Task description »
Give again, word for word, the lines below that run from the line with "Clone this diagram in TikZ." through the line with "(mc.north -| lC);". Drop the pictures.

Records shown »
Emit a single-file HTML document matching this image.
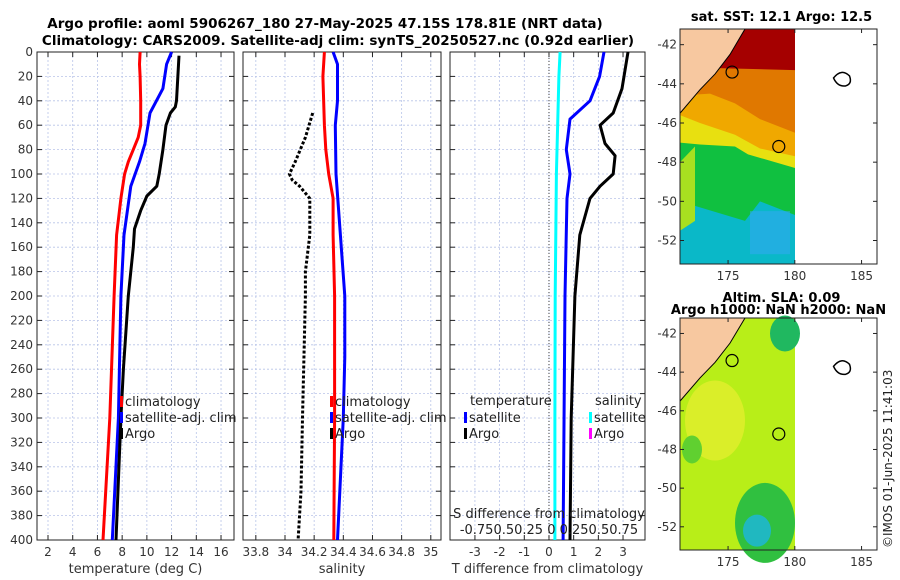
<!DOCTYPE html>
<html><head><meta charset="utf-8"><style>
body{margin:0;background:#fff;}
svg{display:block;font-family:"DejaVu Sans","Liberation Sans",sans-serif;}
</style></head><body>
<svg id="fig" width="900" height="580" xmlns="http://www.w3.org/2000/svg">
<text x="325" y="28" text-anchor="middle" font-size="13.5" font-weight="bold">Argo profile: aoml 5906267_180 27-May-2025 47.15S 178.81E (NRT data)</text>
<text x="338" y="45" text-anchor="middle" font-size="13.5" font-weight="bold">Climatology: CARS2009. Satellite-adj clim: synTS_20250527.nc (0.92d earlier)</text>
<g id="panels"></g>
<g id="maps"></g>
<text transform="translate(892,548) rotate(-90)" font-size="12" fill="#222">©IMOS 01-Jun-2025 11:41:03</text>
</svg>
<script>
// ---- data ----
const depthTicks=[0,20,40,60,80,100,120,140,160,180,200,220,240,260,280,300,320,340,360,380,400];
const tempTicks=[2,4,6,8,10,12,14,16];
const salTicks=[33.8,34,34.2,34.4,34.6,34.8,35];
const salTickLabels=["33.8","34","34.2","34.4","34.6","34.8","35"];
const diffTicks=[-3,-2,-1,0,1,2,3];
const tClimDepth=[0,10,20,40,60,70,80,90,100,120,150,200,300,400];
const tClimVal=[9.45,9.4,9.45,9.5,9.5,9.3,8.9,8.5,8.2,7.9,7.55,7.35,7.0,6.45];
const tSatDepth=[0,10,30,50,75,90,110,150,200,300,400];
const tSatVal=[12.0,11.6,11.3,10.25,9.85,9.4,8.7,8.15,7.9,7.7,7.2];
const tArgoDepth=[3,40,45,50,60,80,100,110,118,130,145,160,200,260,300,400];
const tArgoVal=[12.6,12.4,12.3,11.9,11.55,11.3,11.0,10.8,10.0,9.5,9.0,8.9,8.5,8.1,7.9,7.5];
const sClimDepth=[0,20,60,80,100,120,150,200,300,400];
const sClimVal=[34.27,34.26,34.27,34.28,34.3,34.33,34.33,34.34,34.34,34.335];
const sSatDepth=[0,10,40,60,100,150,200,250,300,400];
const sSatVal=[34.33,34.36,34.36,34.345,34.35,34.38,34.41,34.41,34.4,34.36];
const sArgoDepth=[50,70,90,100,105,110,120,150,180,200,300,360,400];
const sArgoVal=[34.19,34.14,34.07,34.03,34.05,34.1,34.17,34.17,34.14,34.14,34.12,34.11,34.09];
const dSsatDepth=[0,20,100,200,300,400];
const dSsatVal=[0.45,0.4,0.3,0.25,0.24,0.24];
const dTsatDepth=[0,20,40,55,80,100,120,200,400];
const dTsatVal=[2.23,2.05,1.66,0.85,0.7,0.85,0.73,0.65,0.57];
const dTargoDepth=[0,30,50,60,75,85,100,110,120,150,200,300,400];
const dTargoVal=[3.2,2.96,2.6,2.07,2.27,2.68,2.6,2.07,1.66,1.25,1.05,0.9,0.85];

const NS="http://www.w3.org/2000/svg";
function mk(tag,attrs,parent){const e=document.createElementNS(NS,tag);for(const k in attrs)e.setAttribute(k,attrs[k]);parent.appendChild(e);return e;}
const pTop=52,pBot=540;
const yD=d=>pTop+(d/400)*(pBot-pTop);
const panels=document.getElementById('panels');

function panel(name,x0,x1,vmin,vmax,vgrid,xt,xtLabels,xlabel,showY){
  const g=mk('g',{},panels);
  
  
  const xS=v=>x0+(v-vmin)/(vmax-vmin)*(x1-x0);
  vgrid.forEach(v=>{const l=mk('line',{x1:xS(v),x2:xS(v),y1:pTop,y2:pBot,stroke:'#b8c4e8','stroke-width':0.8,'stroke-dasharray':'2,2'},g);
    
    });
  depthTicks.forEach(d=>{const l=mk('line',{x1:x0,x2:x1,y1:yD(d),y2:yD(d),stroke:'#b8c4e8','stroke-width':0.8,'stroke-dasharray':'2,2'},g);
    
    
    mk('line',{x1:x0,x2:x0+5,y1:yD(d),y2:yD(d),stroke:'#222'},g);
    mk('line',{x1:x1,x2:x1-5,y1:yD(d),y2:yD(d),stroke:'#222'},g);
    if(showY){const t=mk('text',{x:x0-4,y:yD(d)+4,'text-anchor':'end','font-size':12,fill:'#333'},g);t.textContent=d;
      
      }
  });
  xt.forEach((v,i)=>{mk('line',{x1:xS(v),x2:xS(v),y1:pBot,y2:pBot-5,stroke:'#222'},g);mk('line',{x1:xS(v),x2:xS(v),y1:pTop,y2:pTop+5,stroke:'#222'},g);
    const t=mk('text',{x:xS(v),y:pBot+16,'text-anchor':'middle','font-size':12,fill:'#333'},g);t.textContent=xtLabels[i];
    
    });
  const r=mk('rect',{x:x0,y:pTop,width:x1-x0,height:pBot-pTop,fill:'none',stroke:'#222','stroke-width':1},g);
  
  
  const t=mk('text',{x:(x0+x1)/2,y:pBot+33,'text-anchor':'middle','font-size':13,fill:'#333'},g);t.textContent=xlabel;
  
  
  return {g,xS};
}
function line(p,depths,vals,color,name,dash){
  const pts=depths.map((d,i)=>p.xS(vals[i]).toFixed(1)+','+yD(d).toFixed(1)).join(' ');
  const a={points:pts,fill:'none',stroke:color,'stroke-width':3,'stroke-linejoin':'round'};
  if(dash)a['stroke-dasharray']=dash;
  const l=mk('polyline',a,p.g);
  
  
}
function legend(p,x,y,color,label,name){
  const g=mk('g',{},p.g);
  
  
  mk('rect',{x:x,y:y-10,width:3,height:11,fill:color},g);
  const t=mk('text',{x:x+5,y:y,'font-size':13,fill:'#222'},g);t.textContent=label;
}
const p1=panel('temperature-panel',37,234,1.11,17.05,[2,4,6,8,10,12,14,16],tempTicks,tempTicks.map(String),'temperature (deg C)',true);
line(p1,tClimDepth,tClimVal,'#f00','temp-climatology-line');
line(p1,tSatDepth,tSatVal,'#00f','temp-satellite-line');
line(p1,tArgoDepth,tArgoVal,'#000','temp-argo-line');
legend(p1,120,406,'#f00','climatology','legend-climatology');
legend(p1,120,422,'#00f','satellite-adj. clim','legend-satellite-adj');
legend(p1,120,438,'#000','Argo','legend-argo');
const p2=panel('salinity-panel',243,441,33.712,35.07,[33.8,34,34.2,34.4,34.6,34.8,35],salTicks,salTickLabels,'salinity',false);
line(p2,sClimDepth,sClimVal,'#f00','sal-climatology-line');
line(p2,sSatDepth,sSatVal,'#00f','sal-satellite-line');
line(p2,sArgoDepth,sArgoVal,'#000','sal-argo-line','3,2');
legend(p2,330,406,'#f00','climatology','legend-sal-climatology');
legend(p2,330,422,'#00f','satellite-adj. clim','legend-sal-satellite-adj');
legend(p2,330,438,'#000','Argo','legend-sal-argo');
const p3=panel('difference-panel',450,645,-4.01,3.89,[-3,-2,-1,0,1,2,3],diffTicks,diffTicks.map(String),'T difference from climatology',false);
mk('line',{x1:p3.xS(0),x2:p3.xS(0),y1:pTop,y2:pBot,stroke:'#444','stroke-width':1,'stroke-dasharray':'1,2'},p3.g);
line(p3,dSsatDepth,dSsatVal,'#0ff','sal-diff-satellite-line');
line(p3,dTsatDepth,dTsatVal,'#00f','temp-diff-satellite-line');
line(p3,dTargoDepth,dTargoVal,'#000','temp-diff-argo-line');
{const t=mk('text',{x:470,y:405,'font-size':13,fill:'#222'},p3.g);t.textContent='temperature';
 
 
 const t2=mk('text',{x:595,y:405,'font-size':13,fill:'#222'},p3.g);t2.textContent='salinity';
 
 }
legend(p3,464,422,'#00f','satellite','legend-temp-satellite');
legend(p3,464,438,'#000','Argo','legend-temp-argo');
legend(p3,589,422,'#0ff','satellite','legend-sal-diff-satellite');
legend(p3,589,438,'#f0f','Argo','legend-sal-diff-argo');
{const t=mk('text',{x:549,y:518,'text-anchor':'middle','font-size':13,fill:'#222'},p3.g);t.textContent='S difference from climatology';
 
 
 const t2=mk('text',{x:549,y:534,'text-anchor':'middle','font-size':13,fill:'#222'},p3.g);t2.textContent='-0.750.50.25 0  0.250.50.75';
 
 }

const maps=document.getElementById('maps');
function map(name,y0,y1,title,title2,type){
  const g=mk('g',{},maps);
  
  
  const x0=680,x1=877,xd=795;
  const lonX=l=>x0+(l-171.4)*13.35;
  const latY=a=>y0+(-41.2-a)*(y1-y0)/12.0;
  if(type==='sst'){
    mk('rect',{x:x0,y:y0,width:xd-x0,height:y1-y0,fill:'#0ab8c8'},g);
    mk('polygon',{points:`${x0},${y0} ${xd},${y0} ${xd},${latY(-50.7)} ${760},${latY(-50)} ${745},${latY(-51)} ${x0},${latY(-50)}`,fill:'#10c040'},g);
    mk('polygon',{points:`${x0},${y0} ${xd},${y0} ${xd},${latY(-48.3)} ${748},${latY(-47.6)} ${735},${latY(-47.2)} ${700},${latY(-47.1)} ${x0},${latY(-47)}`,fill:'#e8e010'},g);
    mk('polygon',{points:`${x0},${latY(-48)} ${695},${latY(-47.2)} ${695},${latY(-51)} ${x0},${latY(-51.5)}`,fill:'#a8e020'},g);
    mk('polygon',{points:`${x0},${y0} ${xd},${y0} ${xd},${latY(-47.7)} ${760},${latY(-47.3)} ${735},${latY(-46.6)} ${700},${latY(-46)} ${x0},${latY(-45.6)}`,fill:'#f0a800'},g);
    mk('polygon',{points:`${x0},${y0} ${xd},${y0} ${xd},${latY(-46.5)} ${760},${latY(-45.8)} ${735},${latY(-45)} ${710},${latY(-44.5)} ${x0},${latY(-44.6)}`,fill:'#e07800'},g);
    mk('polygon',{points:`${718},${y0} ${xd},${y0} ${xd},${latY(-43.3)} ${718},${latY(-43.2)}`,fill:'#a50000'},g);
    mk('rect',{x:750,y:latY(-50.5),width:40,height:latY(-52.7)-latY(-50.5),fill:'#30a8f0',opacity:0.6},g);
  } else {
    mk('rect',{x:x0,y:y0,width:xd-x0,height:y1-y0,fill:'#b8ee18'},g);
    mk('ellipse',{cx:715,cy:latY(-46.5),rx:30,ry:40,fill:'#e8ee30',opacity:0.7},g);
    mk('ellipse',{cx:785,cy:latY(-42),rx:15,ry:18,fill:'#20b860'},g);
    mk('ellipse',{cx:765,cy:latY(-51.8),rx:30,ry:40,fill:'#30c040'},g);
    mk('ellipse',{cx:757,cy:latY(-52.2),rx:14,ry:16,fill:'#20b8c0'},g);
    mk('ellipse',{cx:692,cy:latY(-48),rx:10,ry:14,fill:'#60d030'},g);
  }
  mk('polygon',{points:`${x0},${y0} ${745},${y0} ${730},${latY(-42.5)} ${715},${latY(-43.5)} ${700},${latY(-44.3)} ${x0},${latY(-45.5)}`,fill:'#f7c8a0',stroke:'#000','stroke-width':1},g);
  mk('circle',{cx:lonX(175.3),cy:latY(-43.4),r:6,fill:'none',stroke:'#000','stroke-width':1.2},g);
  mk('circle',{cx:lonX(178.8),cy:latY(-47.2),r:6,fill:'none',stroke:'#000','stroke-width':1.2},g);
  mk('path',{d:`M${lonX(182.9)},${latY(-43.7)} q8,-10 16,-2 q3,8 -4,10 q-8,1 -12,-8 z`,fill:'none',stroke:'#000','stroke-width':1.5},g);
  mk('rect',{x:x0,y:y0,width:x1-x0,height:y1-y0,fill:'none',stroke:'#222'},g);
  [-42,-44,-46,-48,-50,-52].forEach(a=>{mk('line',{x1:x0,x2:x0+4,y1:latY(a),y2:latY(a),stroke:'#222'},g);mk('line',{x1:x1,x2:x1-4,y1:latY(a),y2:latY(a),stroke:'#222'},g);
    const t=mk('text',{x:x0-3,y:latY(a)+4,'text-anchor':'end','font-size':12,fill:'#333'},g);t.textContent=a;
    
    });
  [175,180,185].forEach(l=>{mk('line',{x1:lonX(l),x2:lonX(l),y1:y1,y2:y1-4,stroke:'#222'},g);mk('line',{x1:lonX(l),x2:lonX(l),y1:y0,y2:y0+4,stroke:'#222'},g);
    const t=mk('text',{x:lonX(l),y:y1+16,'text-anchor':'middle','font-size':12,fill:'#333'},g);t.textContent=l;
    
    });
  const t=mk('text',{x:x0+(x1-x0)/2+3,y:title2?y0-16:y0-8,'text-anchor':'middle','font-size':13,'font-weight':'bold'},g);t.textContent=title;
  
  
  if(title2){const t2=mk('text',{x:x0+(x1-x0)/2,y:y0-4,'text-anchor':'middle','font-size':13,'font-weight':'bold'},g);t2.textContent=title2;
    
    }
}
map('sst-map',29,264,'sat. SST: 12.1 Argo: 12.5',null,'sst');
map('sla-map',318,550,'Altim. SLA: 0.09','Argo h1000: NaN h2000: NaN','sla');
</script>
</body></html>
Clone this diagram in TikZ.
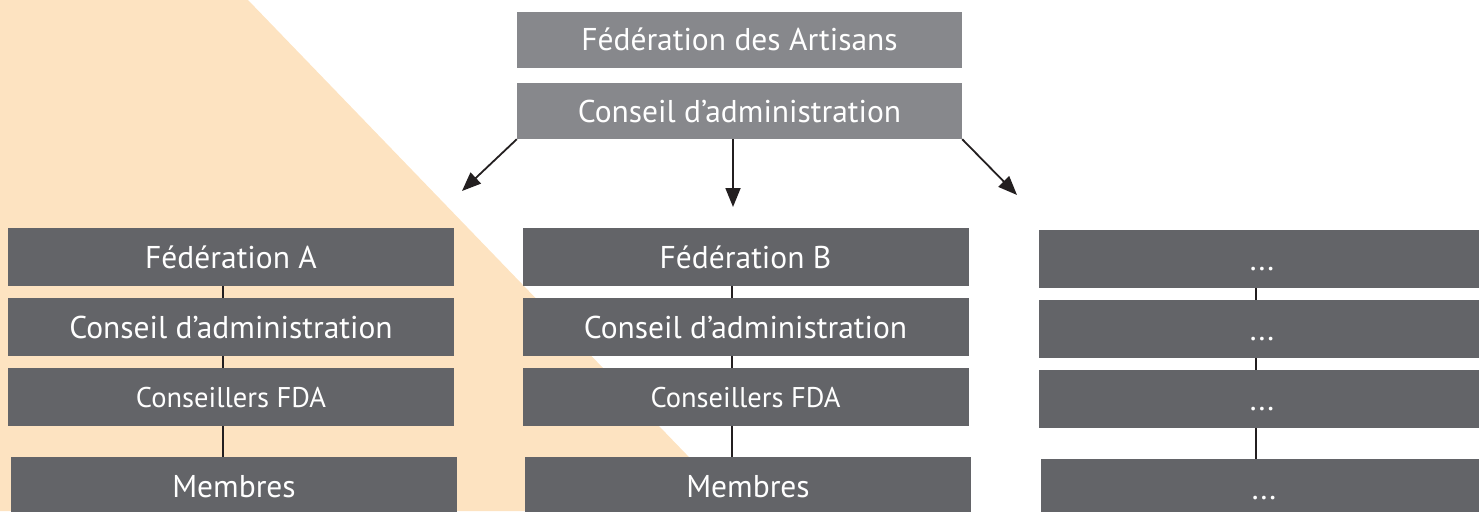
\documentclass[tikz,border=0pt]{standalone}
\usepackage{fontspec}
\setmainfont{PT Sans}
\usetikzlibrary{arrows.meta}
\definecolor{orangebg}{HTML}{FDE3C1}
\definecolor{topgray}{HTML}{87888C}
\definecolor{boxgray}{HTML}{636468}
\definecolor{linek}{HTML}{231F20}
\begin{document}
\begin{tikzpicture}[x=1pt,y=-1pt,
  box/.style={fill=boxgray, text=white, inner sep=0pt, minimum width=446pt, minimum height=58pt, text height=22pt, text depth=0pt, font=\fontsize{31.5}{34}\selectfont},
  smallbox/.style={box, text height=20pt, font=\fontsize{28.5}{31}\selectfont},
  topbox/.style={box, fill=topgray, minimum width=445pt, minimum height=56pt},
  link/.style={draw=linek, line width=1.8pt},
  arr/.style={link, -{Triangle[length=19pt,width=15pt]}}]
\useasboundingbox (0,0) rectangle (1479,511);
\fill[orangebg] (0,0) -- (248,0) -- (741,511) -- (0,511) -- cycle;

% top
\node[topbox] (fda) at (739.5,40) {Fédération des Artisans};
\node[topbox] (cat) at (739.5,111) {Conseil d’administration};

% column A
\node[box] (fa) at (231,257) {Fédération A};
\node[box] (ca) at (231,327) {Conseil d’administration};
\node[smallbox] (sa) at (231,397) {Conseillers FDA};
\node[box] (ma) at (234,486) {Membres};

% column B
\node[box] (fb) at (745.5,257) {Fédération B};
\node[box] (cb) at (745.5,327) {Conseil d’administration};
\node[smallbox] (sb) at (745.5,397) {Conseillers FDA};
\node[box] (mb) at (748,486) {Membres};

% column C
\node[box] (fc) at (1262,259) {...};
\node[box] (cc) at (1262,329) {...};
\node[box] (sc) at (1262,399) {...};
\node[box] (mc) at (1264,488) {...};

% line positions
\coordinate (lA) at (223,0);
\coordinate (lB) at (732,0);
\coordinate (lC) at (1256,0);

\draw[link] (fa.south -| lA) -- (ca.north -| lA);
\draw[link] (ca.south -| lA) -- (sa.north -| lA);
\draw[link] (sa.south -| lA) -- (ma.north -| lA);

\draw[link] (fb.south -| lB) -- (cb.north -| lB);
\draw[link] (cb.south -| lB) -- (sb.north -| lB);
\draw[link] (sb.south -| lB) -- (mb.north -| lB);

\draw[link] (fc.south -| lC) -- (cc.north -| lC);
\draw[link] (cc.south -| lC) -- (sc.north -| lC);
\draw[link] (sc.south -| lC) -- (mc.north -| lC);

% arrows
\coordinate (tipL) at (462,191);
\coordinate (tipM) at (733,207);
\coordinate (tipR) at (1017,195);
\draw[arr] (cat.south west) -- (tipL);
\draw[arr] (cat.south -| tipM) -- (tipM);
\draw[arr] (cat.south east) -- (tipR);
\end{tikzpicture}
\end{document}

Reply to the task »
Clone this diagram in TikZ.
\documentclass[tikz,border=0pt]{standalone}
\usepackage{fontspec}
\setmainfont{PT Sans}
\usetikzlibrary{arrows.meta}
\definecolor{orangebg}{HTML}{FDE3C1}
\definecolor{topgray}{HTML}{87888C}
\definecolor{boxgray}{HTML}{636468}
\definecolor{linek}{HTML}{231F20}
\begin{document}
\begin{tikzpicture}[x=1pt,y=-1pt,
  box/.style={fill=boxgray, text=white, inner sep=0pt, minimum width=446pt, minimum height=58pt, text height=22pt, text depth=0pt, font=\fontsize{31.5}{34}\selectfont},
  smallbox/.style={box, text height=20pt, font=\fontsize{28.5}{31}\selectfont},
  topbox/.style={box, fill=topgray, minimum width=445pt, minimum height=56pt},
  link/.style={draw=linek, line width=1.8pt},
  arr/.style={link, -{Triangle[length=19pt,width=15pt]}}]
\useasboundingbox (0,0) rectangle (1479,511);
\fill[orangebg] (0,0) -- (248,0) -- (741,511) -- (0,511) -- cycle;

% top
\node[topbox] (fda) at (739.5,40) {Fédération des Artisans};
\node[topbox] (cat) at (739.5,111) {Conseil d’administration};

% column A
\node[box] (fa) at (231,257) {Fédération A};
\node[box] (ca) at (231,327) {Conseil d’administration};
\node[smallbox] (sa) at (231,397) {Conseillers FDA};
\node[box] (ma) at (234,486) {Membres};

% column B
\node[box] (fb) at (745.5,257) {Fédération B};
\node[box] (cb) at (745.5,327) {Conseil d’administration};
\node[smallbox] (sb) at (745.5,397) {Conseillers FDA};
\node[box] (mb) at (748,486) {Membres};

% column C
\node[box] (fc) at (1262,259) {...};
\node[box] (cc) at (1262,329) {...};
\node[box] (sc) at (1262,399) {...};
\node[box] (mc) at (1264,488) {...};

% line positions
\coordinate (lA) at (223,0);
\coordinate (lB) at (732,0);
\coordinate (lC) at (1256,0);

\draw[link] (fa.south -| lA) -- (ca.north -| lA);
\draw[link] (ca.south -| lA) -- (sa.north -| lA);
\draw[link] (sa.south -| lA) -- (ma.north -| lA);

\draw[link] (fb.south -| lB) -- (cb.north -| lB);
\draw[link] (cb.south -| lB) -- (sb.north -| lB);
\draw[link] (sb.south -| lB) -- (mb.north -| lB);

\draw[link] (fc.south -| lC) -- (cc.north -| lC);
\draw[link] (cc.south -| lC) -- (sc.north -| lC);
\draw[link] (sc.south -| lC) -- (mc.north -| lC);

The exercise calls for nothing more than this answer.